UN organisations call for ban on ‘virginity tests’
CASABLANCA - The World Health Organisation, UN Human Rights and UN Women called on several countries in many parts of the world, including the Middle East and North Africa region, to eliminate “virginity tests” before marriage, saying the practice reflects gender discrimination against women.
“Virginity testing — a gynaecological examination conducted under the belief that it determines whether a woman or girl has had vaginal intercourse — must end,” the three organisations said in a statement.
Virginity tests have been documented in at least 20 countries. The practice has been noticed in the last few years in European countries with sizeable Muslim populations, such as Belgium and the United Kingdom.
Virginity tests have been documented in at least 20 countries, including Iran, Iraq, Sri Lanka, Turkey, Jordan and Morocco.
“In a global call to eliminate violence against women and girls everywhere, this medically unnecessary, and often times painful, humiliating and traumatic practice must end,” said the NGOs.
They stressed that the concept of “virginity” is a social, cultural and religious construct that reflects gender discrimination against women and girls.
“The social expectation that girls and women should remain ‘virgins’ (i.e. without having sexual intercourse) is based on stereotyped notions that female sexuality should be curtailed within marriage. This notion is harmful to women and girls globally,” they said.
A Moroccan gynaecologist, who spoke on condition of anonymity due to the sensitivity of his work, said virginity tests were done in public hospitals only upon request from the public prosecutor in rape cases.
However, he said the procedure was common in the private sector when the couple agreed to do it before marriage.
“Rather than ask for a virginity test, the couple should opt for a thorough check-up against sexually transmitted diseases or hepatitis B,” the doctor said.
The NGOs warned that virginity tests were not only a violation of women’s and girls’ human rights but in cases of rape could cause additional pain and mimic the act of sexual violence, leading to a victim reliving the experience and becoming further traumatised.
The virginity test is a popular practice among some Moroccans despite the Westernised lifestyle in the North African country. Some women opt for various methods to try to meet their fiance’s demand.
“Many girls resort to hymenoplasty in major cities to restore their hymen,” the doctor said. “Others insert blood capsules or chicken blood on their wedding night before the sexual intercourse. The list goes on.”
Bouchaib from Berchid region, 20km from Casablanca, said the tradition in their family is that the mother of the groom leaves the room of the married couple with the bride’s white trousers stained in blood to prove her virginity to guests.
“I know it’s a disgusting practice but it’s about the groom’s pride,” said Bouchaib.
The doctor said that Moroccan customs and attitudes need to be changed through raising awareness among men that some women could be born without hymen besides the more important social and economic issues that should be looked into other than virginity.
The NGOs said that many women suffer short- and long-term physical, psychological and social consequences of virginity testing.
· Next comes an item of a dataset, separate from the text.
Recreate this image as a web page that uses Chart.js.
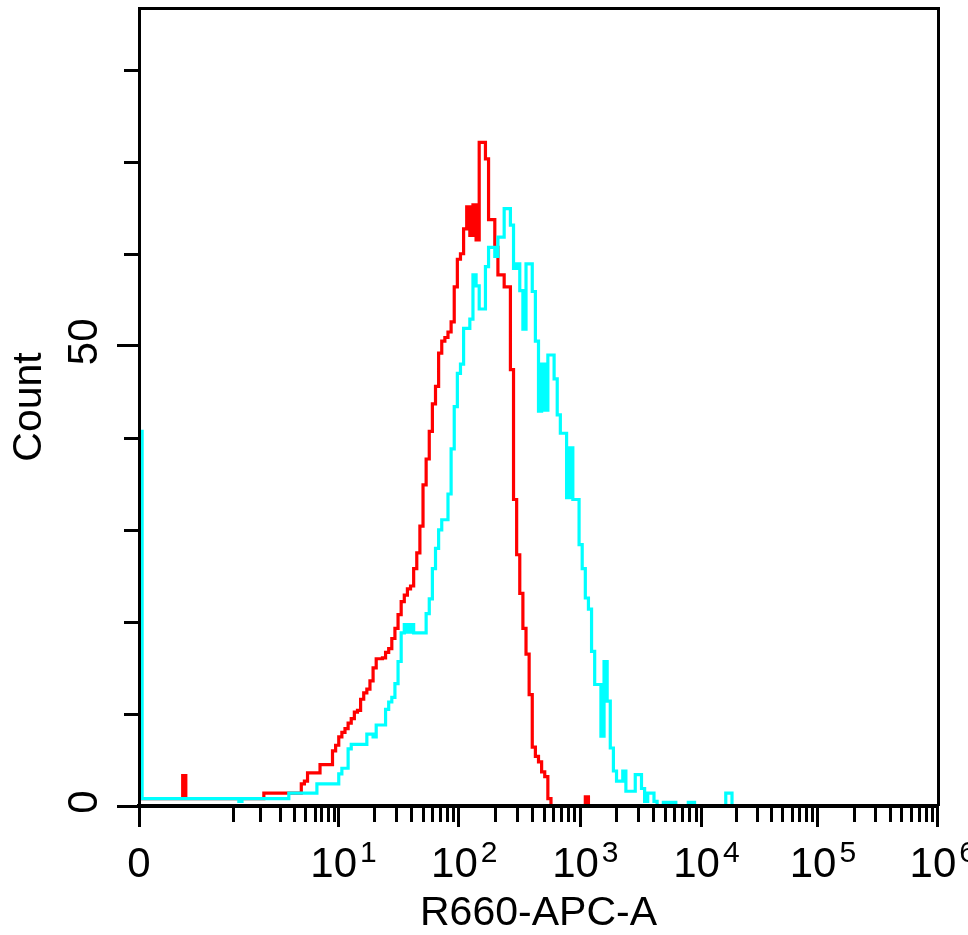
<!DOCTYPE html>
<html>
<head>
<meta charset="utf-8">
<script src="https://cdn.jsdelivr.net/npm/chart.js@4.4.1/dist/chart.umd.min.js"></script>
<style>
  html, body { margin: 0; padding: 0; background: #fff; }
  canvas { display: block; }
</style>
</head>
<body>
<canvas id="histo" width="968" height="935"></canvas>
<script>
// counts per display channel (256 channels across the axis)
var redCounts = [
  0.8,0.8,0.8,0.8,0.8,0.8,0.8,0.8,0.8,0.8,
  0.8,0.8,0.8,0.8,3.3,0.8,0.8,0.8,0.8,0.8,
  0.8,0.8,0.8,0.8,0.8,0.8,0.8,0.8,0.8,0.8,
  0.8,0.8,0.8,0.8,0.8,0.8,0.8,0.8,0.8,0.8,
  1.4,1.4,1.4,1.4,1.4,1.4,1.4,1.4,1.4,1.4,
  1.4,1.4,2.4,2.7,3.6,3.6,3.6,3.6,4.5,4.5,
  4.5,4.5,6.0,6.6,7.5,8.0,8.4,9.0,9.5,10.2,
  10.4,11.6,12.3,12.7,13.6,15.0,16.0,16.0,16.1,16.7,
  17.1,18.2,19.3,20.8,22.2,22.9,23.6,23.9,25.8,27.5,
  30.4,34.9,37.7,40.7,43.7,45.6,49.2,50.5,50.9,51.5,
  52.6,56.4,59.4,60.0,62.7,65.1,62.0,65.3,61.5,72.1,
  72.1,70.3,63.7,63.7,60.7,57.7,57.7,56.4,56.4,47.4,
  33.3,27.3,23.1,19.3,16.5,12.1,6.4,5.4,4.8,3.7,
  3.2,0.8,0,0,0,0,0,0,0,0,
  0,0,0,1.0
];
var cyanCounts = [
  40.7,0.8,0.8,0.8,0.8,0.8,0.8,0.8,0.8,0.8,
  0.8,0.8,0.8,0.8,0.8,0.8,0.8,0.8,0.8,0.8,
  0.8,0.8,0.8,0.8,0.8,0.8,0.8,0.8,0.8,0.8,
  0.8,0.8,0.5,0.8,0.8,0.8,0.8,0.8,0.8,0.8,
  0.8,0.8,0.8,0.8,0.8,0.8,0.8,0.8,1.4,1.4,
  1.4,1.4,1.4,1.4,1.4,1.4,1.4,2.4,2.4,2.4,
  2.4,2.4,2.4,2.4,3.5,4.1,4.1,6.2,6.7,6.7,
  6.7,6.7,6.7,7.8,7.8,7.5,8.8,8.8,8.8,10.5,
  11.3,11.8,13.3,15.7,18.8,19.7,18.9,19.7,18.8,18.8,
  18.8,18.8,20.9,22.5,25.8,28.0,30.0,31.1,31.1,33.9,
  38.8,43.4,47.0,48.0,51.9,51.9,52.9,57.7,56.5,54.0,
  54.0,58.6,60.7,60.7,59.7,61.8,61.8,64.9,64.9,63.1,
  58.4,58.9,56.0,51.8,58.9,58.9,55.9,50.5,42.9,48.0,
  43.0,49.0,49.0,46.4,42.5,40.5,40.5,33.5,38.9,33.3,
  33.3,28.4,25.8,22.6,21.4,16.8,13.2,13.2,7.6,15.7,
  11.4,6.3,3.8,2.7,2.7,3.8,1.6,1.6,1.6,3.4,
  3.4,1.9,0.5,1.4,1.4,0.5,0,0,0.4,0.4,
  0.4,0.4,0,0,0,0,0.4,0.4,0,0,
  0,0,0,0,0,0,0,0,1.4,1.4
];

var nChannels = 256;
var countMax = 86.7;

// x axis: decade ticks (channel position, base, exponent) and the ticks between 0 and 10^1
var xMajorPos = [0, 63.8, 102.5, 141.3, 180.1, 217.4, 255.8];
var xMajorBase = ['0', '10', '10', '10', '10', '10', '10'];
var xMajorExp = ['', '1', '2', '3', '4', '5', '6'];
var xLowMinorPos = [29.96, 38.77, 45.18, 49.66, 53.19, 56.30, 58.31, 60.56, 62.32];

// y axis
var yMajorPos = [0, 50];
var yMajorLabels = ['0', '50'];
var yMinorPos = [10, 20, 30, 40, 60, 70, 80];

var FONT = '"Liberation Sans", Arial, sans-serif';

function toSteps(counts) {
  var pts = counts.map(function (c, i) { return { x: i, y: c }; });
  pts.push({ x: counts.length, y: 0 });
  pts.push({ x: nChannels, y: 0 });
  return pts;
}

// frame, minor ticks, decade labels with raised exponents, rotated y labels
var axisExtras = {
  id: 'axisExtras',
  afterDraw: function (chart) {
    var ctx = chart.ctx, a = chart.chartArea;
    var xs = chart.scales.x, ys = chart.scales.y;
    ctx.save();
    ctx.strokeStyle = '#000';
    ctx.lineWidth = 3;
    ctx.beginPath();
    ctx.moveTo(a.left, a.top + 0.5);
    ctx.lineTo(a.right + 0.5, a.top + 0.5);
    ctx.lineTo(a.right + 0.5, a.bottom);
    ctx.stroke();

    // minor x ticks
    var minors = xLowMinorPos.slice();
    for (var d = 1; d < xMajorPos.length - 1; d++) {
      var lo = xMajorPos[d], hi = xMajorPos[d + 1];
      for (var k = 2; k <= 9; k++) minors.push(lo + Math.log10(k) * (hi - lo));
    }
    ctx.beginPath();
    minors.forEach(function (v) {
      var px = Math.round(xs.getPixelForValue(v)) + 0.5;
      ctx.moveTo(px, a.bottom);
      ctx.lineTo(px, a.bottom + 16);
    });
    // minor y ticks
    yMinorPos.forEach(function (v) {
      var py = Math.round(ys.getPixelForValue(v)) + 0.5;
      ctx.moveTo(a.left - 15, py);
      ctx.lineTo(a.left, py);
    });
    ctx.stroke();

    ctx.fillStyle = '#000';
    ctx.textBaseline = 'alphabetic';
    var baseY = a.bottom + 71;
    xMajorPos.forEach(function (v, i) {
      var px = xs.getPixelForValue(v);
      ctx.font = '42px ' + FONT;
      if (!xMajorExp[i]) {
        ctx.textAlign = 'center';
        ctx.fillText(xMajorBase[i], px, baseY);
        return;
      }
      var cx = px - 4.5;
      var w = ctx.measureText(xMajorBase[i]).width;
      ctx.textAlign = 'center';
      ctx.fillText(xMajorBase[i], cx, baseY);
      ctx.font = '30px ' + FONT;
      ctx.textAlign = 'left';
      ctx.fillText(xMajorExp[i], cx + w / 2 + 3, baseY - 15);
    });

    ctx.font = '42px ' + FONT;
    ctx.textAlign = 'center';
    ctx.textBaseline = 'middle';
    yMajorPos.forEach(function (v, i) {
      ctx.save();
      ctx.translate(a.left - 54, ys.getPixelForValue(v) - 4);
      ctx.rotate(-Math.PI / 2);
      ctx.fillText(yMajorLabels[i], 0, 0);
      ctx.restore();
    });
    ctx.restore();
  }
};

new Chart(document.getElementById('histo'), {
  type: 'line',
  data: {
    datasets: [
      {
        label: 'cyan',
        data: toSteps(cyanCounts),
        borderColor: '#00ffff',
        borderWidth: 3.2,
        stepped: true,
        pointRadius: 0,
        fill: false
      },
      {
        label: 'red',
        data: toSteps(redCounts),
        borderColor: '#ff0000',
        borderWidth: 3.2,
        stepped: true,
        pointRadius: 0,
        fill: false
      }
    ]
  },
  options: {
    responsive: false,
    animation: false,
    events: [],
    layout: { padding: { top: 8, right: 30, left: 0, bottom: 0 } },
    plugins: { legend: { display: false }, tooltip: { enabled: false } },
    scales: {
      x: {
        type: 'linear',
        min: 0,
        max: nChannels,
        border: { display: true, color: '#000', width: 4, z: 1 },
        grid: { drawOnChartArea: false, drawTicks: true, tickLength: 21, tickWidth: 3, tickColor: '#000' },
        ticks: { display: false },
        afterBuildTicks: function (s) {
          s.ticks = xMajorPos.map(function (v) { return { value: v }; });
        },
        afterFit: function (s) {
          s.height = 129;
          s.paddingLeft = 0;
          s.paddingRight = 0;
        },
        title: {
          display: true, text: 'R660-APC-A', color: '#000',
          font: { family: FONT, size: 41, lineHeight: 1 },
          padding: { top: 0, bottom: 1 }
        }
      },
      y: {
        type: 'linear',
        min: 0,
        max: countMax,
        border: { display: true, color: '#000', width: 3, z: 1 },
        grid: { drawOnChartArea: false, drawTicks: true, tickLength: 22, tickWidth: 3, tickColor: '#000' },
        ticks: { display: false },
        afterBuildTicks: function (s) {
          s.ticks = yMajorPos.map(function (v) { return { value: v }; });
        },
        afterFit: function (s) {
          s.width = 139;
          s.paddingTop = 0;
          s.paddingBottom = 0;
        },
        title: {
          display: true, text: 'Count', color: '#000',
          font: { family: FONT, size: 41, lineHeight: 1 },
          padding: { top: 9, bottom: 0 }
        }
      }
    }
  },
  plugins: [axisExtras]
});
</script>
</body>
</html>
Some attempt suicide or are killed in the name of “honour.”
They called for an urgent need to raise awareness among health professionals and communities of the detrimental effects of performing this test on women and girls, its lack of scientific validity and the need to eliminate its use.
They urged governments to enact and enforce laws that ban virginity testing.
Moroccan lawyer Zakaria Mrini said several divorce cases occurred because of the virginity issue.
“Many guys file for divorce after finding out that the wife is not virgin,” said Mrini, adding that there is no law that stipulates the woman must be virgin before marriage.
“Customs and traditions besides religion are key players in such divorce cases. The husband has to legally request that his wife should go for an examination to prove her non-virginity, while she has the right to accept or refuse the request,” he said, adding that the practice “is discriminatory” because men are not subject to virginity tests.
As shocking and archaic as the method may be, the report noted that virginity test is still practised in India, Brazil, Afghanistan, South Africa, Iran, Iraq, Sri Lanka, Turkey, Northern Ireland, Jordan, and several other countries.
In order to put an end to this form of testing, the NGOs suggested that efforts would have to be made at national and international levels, especially focusing on legislation and policies to help women.